**PROBLEM DESCRIPTION**
All of the data should be repeated exactly; pictures are not part of the copy.

**DATA LINES**
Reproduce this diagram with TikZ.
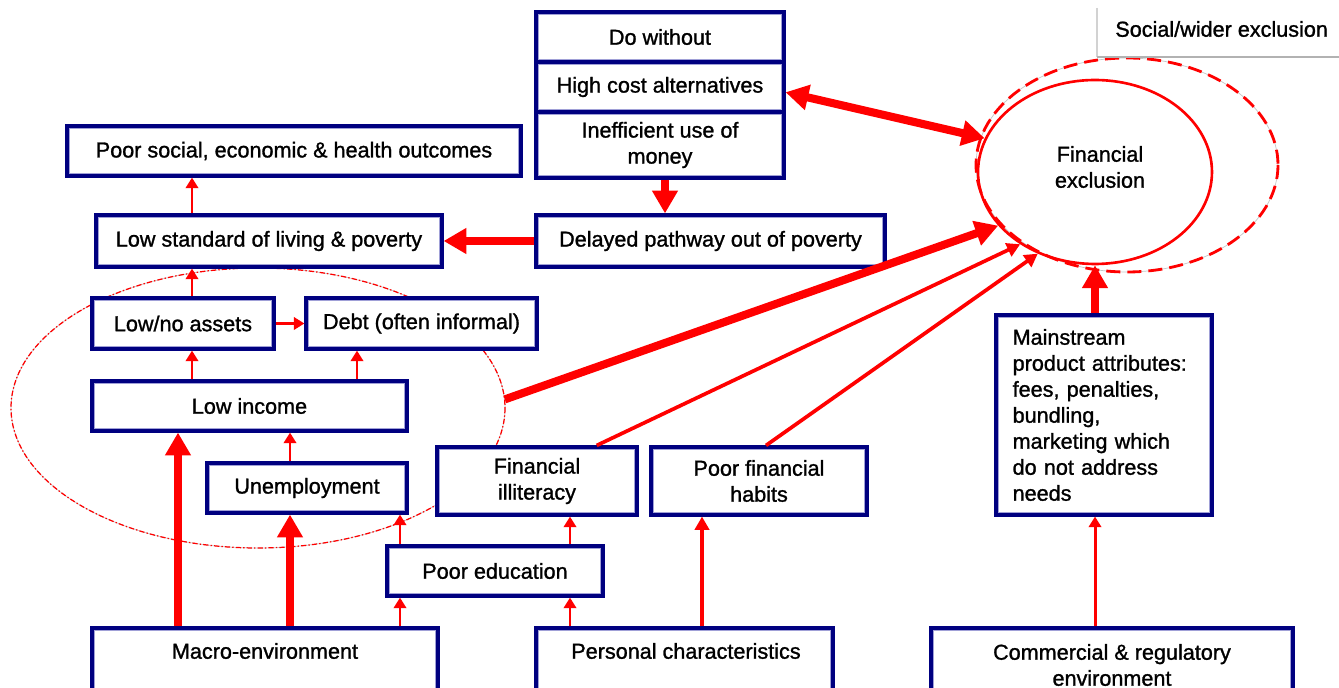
\documentclass[tikz,border=0pt]{standalone}
\usepackage{fontspec}
\setmainfont{Liberation Sans}
\newfontfamily\diagfont{Liberation Sans}[UprightFeatures={FakeBold=1.2}]
\usetikzlibrary{arrows.meta,shapes.geometric}
\definecolor{boxnavy}{RGB}{0,0,128}
\definecolor{boxlav}{RGB}{160,160,215}
\definecolor{linkred}{RGB}{255,0,0}
\begin{document}
\begin{tikzpicture}[x=0.02cm,y=-0.02cm,
  txt/.style={font=\diagfont\fontsize{12.3}{14.8}\selectfont, align=center},
  box/.style={txt, draw=boxnavy, line width=1.8pt, fill=white, inner sep=0pt,
    path picture={\draw[boxlav, line width=3pt]
      (path picture bounding box.south west) rectangle (path picture bounding box.north east);}},
  boxat/.style n args={4}{minimum width={(#3-#1)*0.02cm}, minimum height={(#4-#2)*0.02cm},
                          at={({(#1+#3)/2},{(#2+#4)/2})}},
  lbl/.style={txt, inner sep=0pt},
  thinarr/.style={draw=linkred, line width=1.7pt, -{Triangle[width=7pt,length=6pt]}},
  medarr/.style={draw=linkred, line width=2.1pt, -{Triangle[width=8pt,length=7.5pt]}},
  thickarr/.style={draw=linkred, line width=4.6pt, -{Triangle[width=14pt,length=13pt]}},
  ringbase/.style={ellipse, draw=gray!45, line width=0.4pt, inner sep=0pt},
  clusterdash/.style={draw=linkred, line width=0.7pt, dash pattern=on 3pt off 1.2pt on 0.8pt off 1.2pt},
  ringdash/.style={draw=linkred, line width=1.6pt, dash pattern=on 8pt off 4pt},
]
\useasboundingbox (0,0) rectangle (1339,688);
\clip (0,0) rectangle (1339,688);
\fill[white] (0,0) rectangle (1339,688);

% x positions of the vertical links
\coordinate (cA) at (192,0);
\coordinate (cB) at (357,0);
\coordinate (cC) at (290,0);
\coordinate (cD) at (178,0);
\coordinate (cE) at (400,0);
\coordinate (cF) at (570,0);
\coordinate (cG) at (702,0);
\coordinate (cH) at (665,0);

% group outlines
\node[ringbase, minimum width=9.88cm, minimum height=5.6cm] (cluster) at (258,408) {};
\draw[clusterdash] (cluster.center) ellipse [x radius=247, y radius=140];
\node[ringbase, minimum width=6.04cm, minimum height=4.28cm] (swring) at (1127,165) {};
\draw[ringdash] (swring.center) ellipse [x radius=151, y radius=107];
\node[ellipse, draw=linkred, line width=1.5pt, inner sep=0pt,
      minimum width=4.68cm, minimum height=3.68cm] (fe) at (1095,172) {};
\node[lbl] (fetxt) at (1100,167) {Financial\\exclusion};

% wider exclusion caption
\draw[gray!35, line width=0.8pt] (1097,8) -- (1097,57);
\draw[gray!60, line width=1.4pt] (1097,57) -- (1345,57);
\node[lbl, anchor=west] (sw) at (1115,29) {Social/wider exclusion};

% boxes
\node[box, boxat={536}{12}{784}{62}] (dw) {Do without};
\node[box, boxat={536}{62}{784}{112}] (hc) {High cost alternatives};
\node[box, boxat={536}{112}{784}{178}] (ineff) {Inefficient use of\\money};
\node[box, boxat={67}{126}{521}{176}] (pso) {Poor social, economic \& health outcomes};
\node[box, boxat={96}{215}{442}{267}] (lsl) {Low standard of living \& poverty};
\node[box, boxat={536}{215}{885}{267}] (dp) {Delayed pathway out of poverty};
\node[box, boxat={92}{298}{274}{349}] (lna) {Low/no assets};
\node[box, boxat={306}{298}{537}{349}] (debt) {Debt (often informal)};
\node[box, boxat={92}{381}{407}{431}] (li) {Low income};
\node[box, boxat={207}{463}{407}{513}] (un) {Unemployment};
\node[box, boxat={437}{447}{637}{515}] (fil) {Financial\\illiteracy};
\node[box, boxat={651}{447}{867}{515}] (hab) {Poor financial\\habits};
\node[box, boxat={387}{546}{603}{596}] (pe) {Poor education};
\node[box, boxat={996}{315}{1212}{515}, align=left, text width=104pt] (ms)
  {Mainstream\\product attributes:\\fees, penalties,\\bundling,\\marketing which\\do not address\\needs};
\node[box, boxat={92}{628}{438}{720}] (macro) {};
\node[box, boxat={536}{628}{833}{720}] (pc) {};
\node[box, boxat={931}{628}{1293}{720}] (comm) {};
\node[lbl] (macrot) at (265,651) {Macro-environment};
\node[lbl] (pct) at (686,651) {Personal characteristics};
\node[lbl] (commt) at (1112,665) {Commercial \& regulatory\\environment};

% links
\draw[thinarr] (lsl.north -| cA) -- (pso.south -| cA);
\draw[thickarr] (dp.west) -- (lsl.east);
\draw[thickarr] (ineff.south -| cH) -- (dp.north -| cH);
\draw[thickarr, {Triangle[width=14pt,length=13pt]}-{Triangle[width=14pt,length=13pt]}]
  ([yshift=-3pt]hc.east) -- (fe.163);
\draw[thinarr] (lna.north -| cA) -- (lsl.south -| cA);
\draw[thinarr] (lna.east) -- (debt.west);
\draw[thinarr] (li.north -| cA) -- (lna.south -| cA);
\draw[thinarr] (li.north -| cB) -- (debt.south -| cB);
\draw[thinarr] (un.north -| cC) -- (li.south -| cC);
\draw[thickarr] (macro.north -| cD) -- (li.south -| cD);
\draw[thickarr] (macro.north -| cC) -- (un.south -| cC);
\draw[thinarr] (macro.north -| cE) -- (pe.south -| cE);
\draw[thinarr] (pe.north -| cE) -- (un.south -| cE);
\draw[thinarr] (pe.north -| cF) -- (fil.south -| cF);
\draw[thinarr] (pc.north -| cF) -- (pe.south -| cF);
\draw[medarr] (pc.north -| cG) -- (hab.south -| cG);
\draw[thickarr] (cluster.2) -- (fe.209);
\draw[medarr] ([xshift=34pt]fil.north) -- (fe.224);
\draw[medarr] ([xshift=4pt]hab.north) -- (fe.235);
\draw[thickarr] (ms.north -| fe.south) -- (fe.south);
\draw[thinarr] (comm.north -| fe.south) -- (ms.south -| fe.south);
\end{tikzpicture}
\end{document}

**OUTPUT FOR THIS EXERCISE**
Reproduce this diagram with TikZ.
\documentclass[tikz,border=0pt]{standalone}
\usepackage{fontspec}
\setmainfont{Liberation Sans}
\newfontfamily\diagfont{Liberation Sans}[UprightFeatures={FakeBold=1.2}]
\usetikzlibrary{arrows.meta,shapes.geometric}
\definecolor{boxnavy}{RGB}{0,0,128}
\definecolor{boxlav}{RGB}{160,160,215}
\definecolor{linkred}{RGB}{255,0,0}
\begin{document}
\begin{tikzpicture}[x=0.02cm,y=-0.02cm,
  txt/.style={font=\diagfont\fontsize{12.3}{14.8}\selectfont, align=center},
  box/.style={txt, draw=boxnavy, line width=1.8pt, fill=white, inner sep=0pt,
    path picture={\draw[boxlav, line width=3pt]
      (path picture bounding box.south west) rectangle (path picture bounding box.north east);}},
  boxat/.style n args={4}{minimum width={(#3-#1)*0.02cm}, minimum height={(#4-#2)*0.02cm},
                          at={({(#1+#3)/2},{(#2+#4)/2})}},
  lbl/.style={txt, inner sep=0pt},
  thinarr/.style={draw=linkred, line width=1.7pt, -{Triangle[width=7pt,length=6pt]}},
  medarr/.style={draw=linkred, line width=2.1pt, -{Triangle[width=8pt,length=7.5pt]}},
  thickarr/.style={draw=linkred, line width=4.6pt, -{Triangle[width=14pt,length=13pt]}},
  ringbase/.style={ellipse, draw=gray!45, line width=0.4pt, inner sep=0pt},
  clusterdash/.style={draw=linkred, line width=0.7pt, dash pattern=on 3pt off 1.2pt on 0.8pt off 1.2pt},
  ringdash/.style={draw=linkred, line width=1.6pt, dash pattern=on 8pt off 4pt},
]
\useasboundingbox (0,0) rectangle (1339,688);
\clip (0,0) rectangle (1339,688);
\fill[white] (0,0) rectangle (1339,688);

% x positions of the vertical links
\coordinate (cA) at (192,0);
\coordinate (cB) at (357,0);
\coordinate (cC) at (290,0);
\coordinate (cD) at (178,0);
\coordinate (cE) at (400,0);
\coordinate (cF) at (570,0);
\coordinate (cG) at (702,0);
\coordinate (cH) at (665,0);

% group outlines
\node[ringbase, minimum width=9.88cm, minimum height=5.6cm] (cluster) at (258,408) {};
\draw[clusterdash] (cluster.center) ellipse [x radius=247, y radius=140];
\node[ringbase, minimum width=6.04cm, minimum height=4.28cm] (swring) at (1127,165) {};
\draw[ringdash] (swring.center) ellipse [x radius=151, y radius=107];
\node[ellipse, draw=linkred, line width=1.5pt, inner sep=0pt,
      minimum width=4.68cm, minimum height=3.68cm] (fe) at (1095,172) {};
\node[lbl] (fetxt) at (1100,167) {Financial\\exclusion};

% wider exclusion caption
\draw[gray!35, line width=0.8pt] (1097,8) -- (1097,57);
\draw[gray!60, line width=1.4pt] (1097,57) -- (1345,57);
\node[lbl, anchor=west] (sw) at (1115,29) {Social/wider exclusion};

% boxes
\node[box, boxat={536}{12}{784}{62}] (dw) {Do without};
\node[box, boxat={536}{62}{784}{112}] (hc) {High cost alternatives};
\node[box, boxat={536}{112}{784}{178}] (ineff) {Inefficient use of\\money};
\node[box, boxat={67}{126}{521}{176}] (pso) {Poor social, economic \& health outcomes};
\node[box, boxat={96}{215}{442}{267}] (lsl) {Low standard of living \& poverty};
\node[box, boxat={536}{215}{885}{267}] (dp) {Delayed pathway out of poverty};
\node[box, boxat={92}{298}{274}{349}] (lna) {Low/no assets};
\node[box, boxat={306}{298}{537}{349}] (debt) {Debt (often informal)};
\node[box, boxat={92}{381}{407}{431}] (li) {Low income};
\node[box, boxat={207}{463}{407}{513}] (un) {Unemployment};
\node[box, boxat={437}{447}{637}{515}] (fil) {Financial\\illiteracy};
\node[box, boxat={651}{447}{867}{515}] (hab) {Poor financial\\habits};
\node[box, boxat={387}{546}{603}{596}] (pe) {Poor education};
\node[box, boxat={996}{315}{1212}{515}, align=left, text width=104pt] (ms)
  {Mainstream\\product attributes:\\fees, penalties,\\bundling,\\marketing which\\do not address\\needs};
\node[box, boxat={92}{628}{438}{720}] (macro) {};
\node[box, boxat={536}{628}{833}{720}] (pc) {};
\node[box, boxat={931}{628}{1293}{720}] (comm) {};
\node[lbl] (macrot) at (265,651) {Macro-environment};
\node[lbl] (pct) at (686,651) {Personal characteristics};
\node[lbl] (commt) at (1112,665) {Commercial \& regulatory\\environment};

% links
\draw[thinarr] (lsl.north -| cA) -- (pso.south -| cA);
\draw[thickarr] (dp.west) -- (lsl.east);
\draw[thickarr] (ineff.south -| cH) -- (dp.north -| cH);
\draw[thickarr, {Triangle[width=14pt,length=13pt]}-{Triangle[width=14pt,length=13pt]}]
  ([yshift=-3pt]hc.east) -- (fe.163);
\draw[thinarr] (lna.north -| cA) -- (lsl.south -| cA);
\draw[thinarr] (lna.east) -- (debt.west);
\draw[thinarr] (li.north -| cA) -- (lna.south -| cA);
\draw[thinarr] (li.north -| cB) -- (debt.south -| cB);
\draw[thinarr] (un.north -| cC) -- (li.south -| cC);
\draw[thickarr] (macro.north -| cD) -- (li.south -| cD);
\draw[thickarr] (macro.north -| cC) -- (un.south -| cC);
\draw[thinarr] (macro.north -| cE) -- (pe.south -| cE);
\draw[thinarr] (pe.north -| cE) -- (un.south -| cE);
\draw[thinarr] (pe.north -| cF) -- (fil.south -| cF);
\draw[thinarr] (pc.north -| cF) -- (pe.south -| cF);
\draw[medarr] (pc.north -| cG) -- (hab.south -| cG);
\draw[thickarr] (cluster.2) -- (fe.209);
\draw[medarr] ([xshift=34pt]fil.north) -- (fe.224);
\draw[medarr] ([xshift=4pt]hab.north) -- (fe.235);
\draw[thickarr] (ms.north -| fe.south) -- (fe.south);
\draw[thinarr] (comm.north -| fe.south) -- (ms.south -| fe.south);
\end{tikzpicture}
\end{document}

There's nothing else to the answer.